By the antenuptial contract of marriage entered into by Mr and Mrs Grant, Mr Grant made over to certain trustees two certificates or policies of insurance on his own life for the respective sums of £1000 and £999, 19s., and Mrs Grant also assigned and conveyed to the trustees the sum of £4000 sterling. By the third purpose of the contract of marriage the trustees were directed to lend out or invest the said sum of £4000 in their own names, and to pay the interest or yearly profits to Mrs Emilia Baillie or Grant during her lifetime, exclusive of the jus mariti of her husband; and it was thereby declared that in the event of the death of Mr Grant before Mrs Grant, £3000 of the said sum of £4000 should be paid to Mrs Grant for her own right and use, and subject to her own absolute and uncontrolled disposal, and that the remaining portion of the said sum of £4000, as well as the fee of the sums that might become due on the said policies of insurance, should be paid to the child or children of the marriage after the death of Mrs Grant in such proportions as the spouses might direct by any joint-deed under their hand, and failing thereof, the same should be divided equally among the children, “declaring always that if any child or children of the said marriage shall die before the said sum provided to him, her, or them under these presents, or the exercise of the said power of division, shall be paid or become payable, leaving lawful issue of his, her, or their bodies, the said issue shall have right to the share of such deceasing child or children in the same manner as if such parent had received payment or the same had become payable during the parent's lifetime.”

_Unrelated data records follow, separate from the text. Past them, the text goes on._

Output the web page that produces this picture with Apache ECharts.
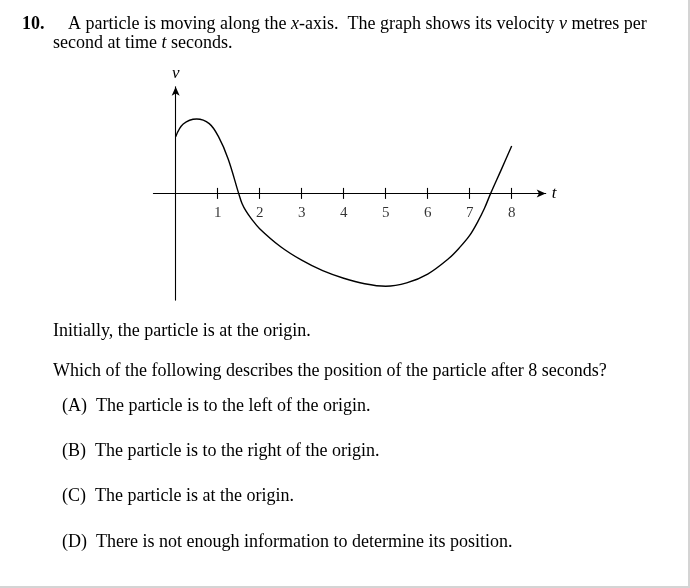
<!DOCTYPE html>
<html>
<head>
<meta charset="utf-8">
<script src="https://cdn.jsdelivr.net/npm/echarts@6/dist/echarts.min.js"></script>
<style>
html,body{margin:0;padding:0;background:#fff;}
#c{width:690px;height:588px;}
</style>
</head>
<body>
<div id="c"></div>
<script>
// Velocity curve (t in seconds, v in arbitrary units)
const tValues = [0, 0.18, 0.5, 0.8, 1.02, 1.25, 1.5, 1.58, 1.68, 1.8, 2.0, 2.5, 3.0, 3.5, 4.0, 4.5, 5.0, 5.5, 6.0, 6.5, 6.75, 7.0, 7.2, 7.35, 7.5, 7.75, 8.0];
const vValues = [1.35, 1.65, 1.77, 1.66, 1.35, 0.82, 0.0, -0.24, -0.43, -0.6, -0.84, -1.27, -1.59, -1.84, -2.02, -2.15, -2.21, -2.13, -1.92, -1.55, -1.3, -1.0, -0.66, -0.36, 0.0, 0.56, 1.13];
const tickValues = [1, 2, 3, 4, 5, 6, 7, 8];
const tickLabels = ['1', '2', '3', '4', '5', '6', '7', '8'];

const serif = '"Liberation Serif", "DejaVu Serif", serif';
const FS = 18;
const chart = echarts.init(document.getElementById('c'), null, {renderer: 'canvas'});

function para(x, y, rich) {
  return {
    type: 'text', x: x, y: y,
    style: {
      verticalAlign: 'middle', align: 'left',
      rich: {
        n: {fontFamily: serif, fontSize: FS, fill: '#000'},
        b: {fontFamily: serif, fontSize: FS, fill: '#000', fontWeight: 'bold'},
        i: {fontFamily: serif, fontSize: FS, fill: '#000', fontStyle: 'italic'}
      },
      text: rich
    }
  };
}

const option = {
  animation: false,
  backgroundColor: '#fff',
  grid: {left: 153.4, top: 86.7, width: 392.3, height: 213.4, containLabel: false},
  xAxis: [{
    type: 'value', min: -0.53, max: 8.81,
    name: 't', nameLocation: 'end', nameGap: 6,
    nameTextStyle: {fontFamily: serif, fontStyle: 'italic', fontSize: 17, color: '#000', verticalAlign: 'middle'},
    axisLine: {onZero: true, symbol: ['none', 'arrow'], symbolSize: [6, 9], lineStyle: {color: '#000', width: 1.1}},
    axisTick: {show: true, inside: false, length: 5.5, customValues: tickValues, lineStyle: {color: '#000', width: 1.1}},
    axisLabel: {show: false},
    splitLine: {show: false}
  }, {
    type: 'value', min: -0.53, max: 8.81, position: 'bottom',
    axisLine: {show: false, onZero: true, onZeroAxisIndex: 0},
    axisTick: {show: true, inside: true, length: 5.5, customValues: tickValues, lineStyle: {color: '#000', width: 1.1}},
    axisLabel: {show: false},
    splitLine: {show: false}
  }],
  yAxis: [{
    type: 'value', min: -2.54, max: 2.54,
    name: 'v', nameLocation: 'end', nameGap: 5,
    nameTextStyle: {fontFamily: serif, fontStyle: 'italic', fontSize: 17, color: '#000', align: 'center'},
    axisLine: {onZero: true, symbol: ['none', 'arrow'], symbolSize: [6, 9], lineStyle: {color: '#000', width: 1.1}},
    axisTick: {show: false}, axisLabel: {show: false}, splitLine: {show: false}
  }],
  series: [{
    type: 'line', xAxisIndex: 0, yAxisIndex: 0,
    data: tValues.map((t, i) => [t, vValues[i]]),
    smooth: 0.35, showSymbol: false, symbol: 'none',
    lineStyle: {color: '#000', width: 1.4}
  }, {
    // tick labels of the t axis, sitting just under the zero line
    type: 'scatter', xAxisIndex: 0, yAxisIndex: 0,
    data: tickValues.map((t) => [t, 0]),
    symbolSize: 0, silent: true,
    label: {show: true, position: 'bottom', distance: 12,
      formatter: (p) => tickLabels[p.dataIndex],
      fontFamily: serif, fontSize: 15, color: '#000'}
  }],
  graphic: [
    para(22, 24, '{b|10.}'),
    para(68, 24, '{n|A particle is moving along the }{i|x}{n|-axis.  The graph shows its velocity }{i|v}{n| metres per}'),
    para(53, 43, '{n|second at time }{i|t}{n| seconds.}'),
    para(53, 331, '{n|Initially, the particle is at the origin.}'),
    para(53, 371, '{n|Which of the following describes the position of the particle after 8 seconds?}'),
    para(62, 406, '{n|(A)  The particle is to the left of the origin.}'),
    para(62, 451, '{n|(B)  The particle is to the right of the origin.}'),
    para(62, 496, '{n|(C)  The particle is at the origin.}'),
    para(62, 542, '{n|(D)  There is not enough information to determine its position.}'),
    {type: 'rect', shape: {x: 688, y: 0, width: 2, height: 588}, style: {fill: '#d4d4d4'}},
    {type: 'rect', shape: {x: 0, y: 586, width: 690, height: 2}, style: {fill: '#d4d4d4'}}
  ]
};
chart.setOption(option);
</script>
</body>
</html>
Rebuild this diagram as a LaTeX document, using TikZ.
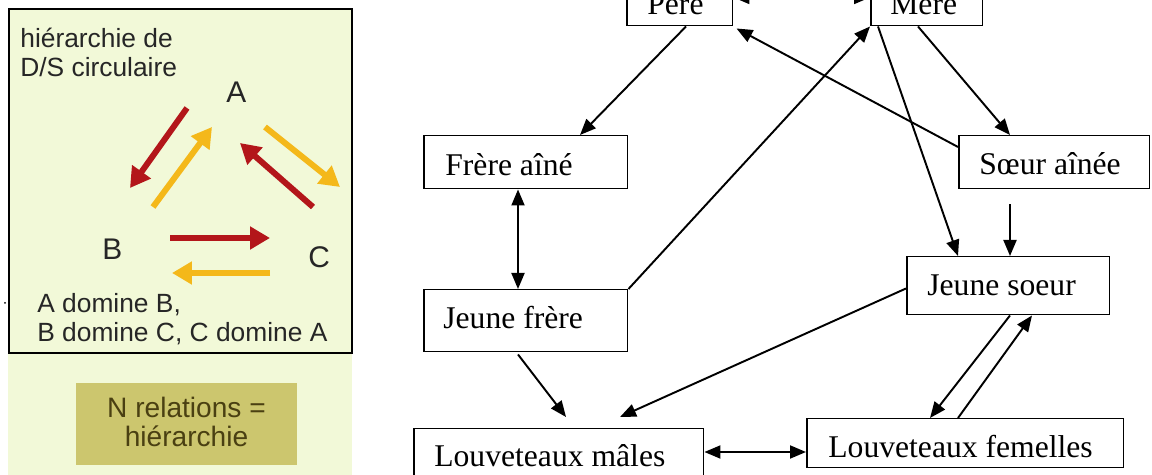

Mr Grant died in April 1870. He was survived by his widow and three children, who had all reached majority. No deed of apportionment was ever executed. The £3000 provided by the marriage-contract to Mrs Grant was paid to her by the trustees shortly after her husband's death, and the whole fund remaining under trust management consisted of the remaining £1000 and the policies on the life of Mr Grant. The widow and children being anxious to have the trust brought to an end, offered to execute a renunciation of Mrs Grant's liferent interest in the trust-funds and discharges by all the parties interested. The trustees, however, maintained that they were bound to keep up the trust until the arrival of the period fixed in the contract of marriage for the division of the fund. The two following questions were submitted to the Court:—“Whether the parties of the third part are bound now to denude of the trust and to pay over the proceeds of the trust-estate to the parties of the first and second parts, on receiving a renunciation from Mrs Grant of her liferent interest, and a discharge from her and her family of the whole of their intromissions and actings in usual form? or, Whether they are bound to keep up the trust until the arrival of the period fixed in the contract of marriage for the division of the fee of the estate?”

At the debate the counsel for the trustees admitted that the point was decided by the case of Pretty v. Newbigging.

Authorities— Pretty v. Newbigging, March 2, 1854, 16 D. 667; Routledge v. Carruthers, May 19, 1812, F.C.

At advising—

Judgment:

Lord Ormidale—Had it not been for the case of Pretty, I would have considered this a question of some difficulty, but when I find, that case to be quite in point, and the counsel at the bar concurring in holding it to be in point, I can have no doubt as to the answer which we should give to the question put.

Lord Gifford—I am of the same opinion. Pretty is a binding authority, and there being no distinction between that case and the present, we must follow it. Apart from this, I am not disposed to say that, in the case of a marriage-contract, those who are not creditors under the deed can prevent those who are from winding up the trust created. The purposes have all been served, and it would require a strong case to establish that the grandchildren were creditors. I am of opinion that they are not, and that the children can along with the widow concur in bringing this trust to an end.

Lord Neaves—The case of Pretty is quite in point, and was, I think, rightly decided. It often happens that access to a fee may be propelled, and this is only reasonable if there be no proof of any necessity for keeping it up. I think, therefore, that on the concurrence of all these parties, who are the only creditors, the trustees are bound to wind up the trust.

The Lord Justice-Clerk was absent.

Page: 177

The Court accordingly answered the first question in the affirmative.

Counsel:

Counsel for Mrs Grant— Mackintosh.

Counsel for Miss Grant—Young. Agents— Adam & Sang, W.S.

Counsel for Trustees— Campbell Smith. Agents— Horne, Horne, & Lyell, W.S.